La giornata è rovente come il reattore di Fukishima e confusa come l’avvenire del Giappone. Di prima mattina, l’Europa ha messo in fila i minivertici, non potendo fare altro. I padri fondatori hanno lasciato le scelte energetiche alle capitali e affidato a Bruxelles il controllo sulla loro sicurezza, visto che le radiazioni non avevano confini anche prima del mercato unico. Oggi i ministri nazionali tenteranno di rispondere a una questione precisa: quanti impianti terrebbero dopo un terremoto?
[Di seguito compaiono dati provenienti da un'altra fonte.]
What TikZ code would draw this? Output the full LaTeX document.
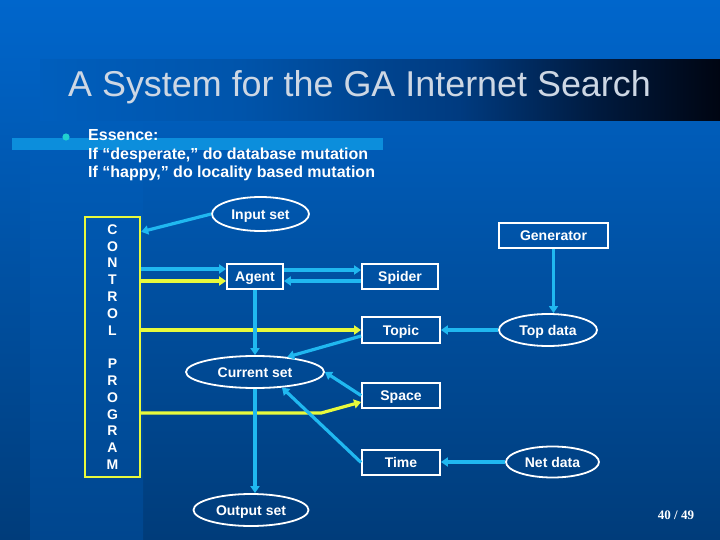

La Francia nuclearista fa sapere «che tutto le pare grave ma non catastrofico» e rompe l’asse con Berlino, che rinvia la decisione sul prolungamento della vita di alcune vecchie centrali oltre il 2022 e la chiusura di due siti, uno dei quali è nel Baden-Wuettemberg, dove si vota il 27 marzo. E’ la misura del peso politico assunta dello tsunami. Anche Svizzera e India tirano il freno, mentre l’Italia assicura che «la linea non cambia» e accusa «la macabra speculazione» degli antinuclearisti.
Alle tre e mezza s’inizia la conferenza stampa del consiglio Ue dei ministri verdi e le agenzie battono la notizia di 1500 libici partiti da Misurata, diretti verso le nostre coste. Scattano le consultazioni umanitarie, parallele a quelle che programmano l’assistenza ai giapponesi. Neanche a dirlo le domande dei giornalisti sono tutte atomiche e la Commissione rinvia alla riunione odierna dei tecnici. «Si lotta per evitare la fusione», digita la Cnn. «Le tribù libiche chiedono che si fermi il bagno di sangue», è il titolo che segue a ruota. A Parigi, il G8 consuma un mesta banchetto delle preoccupazioni. Il capo della protezione civile Ue, Agostino Miozzo, è volato in una Bengasi assediata. Non ha notizie confortanti, come non le hanno gli esperti anticontaminazione pronti a partire per Tokio. La storia si annoda, impone decisioni che nessuno può prendere da solo. Nel valzer della diplomazia multilaterale, Gheddafi e lo tsunami sembrano variabili egualmente pazze e incontrollabili. Talvolta paiono volersi annullare. In tutto, salvo che negli effetti.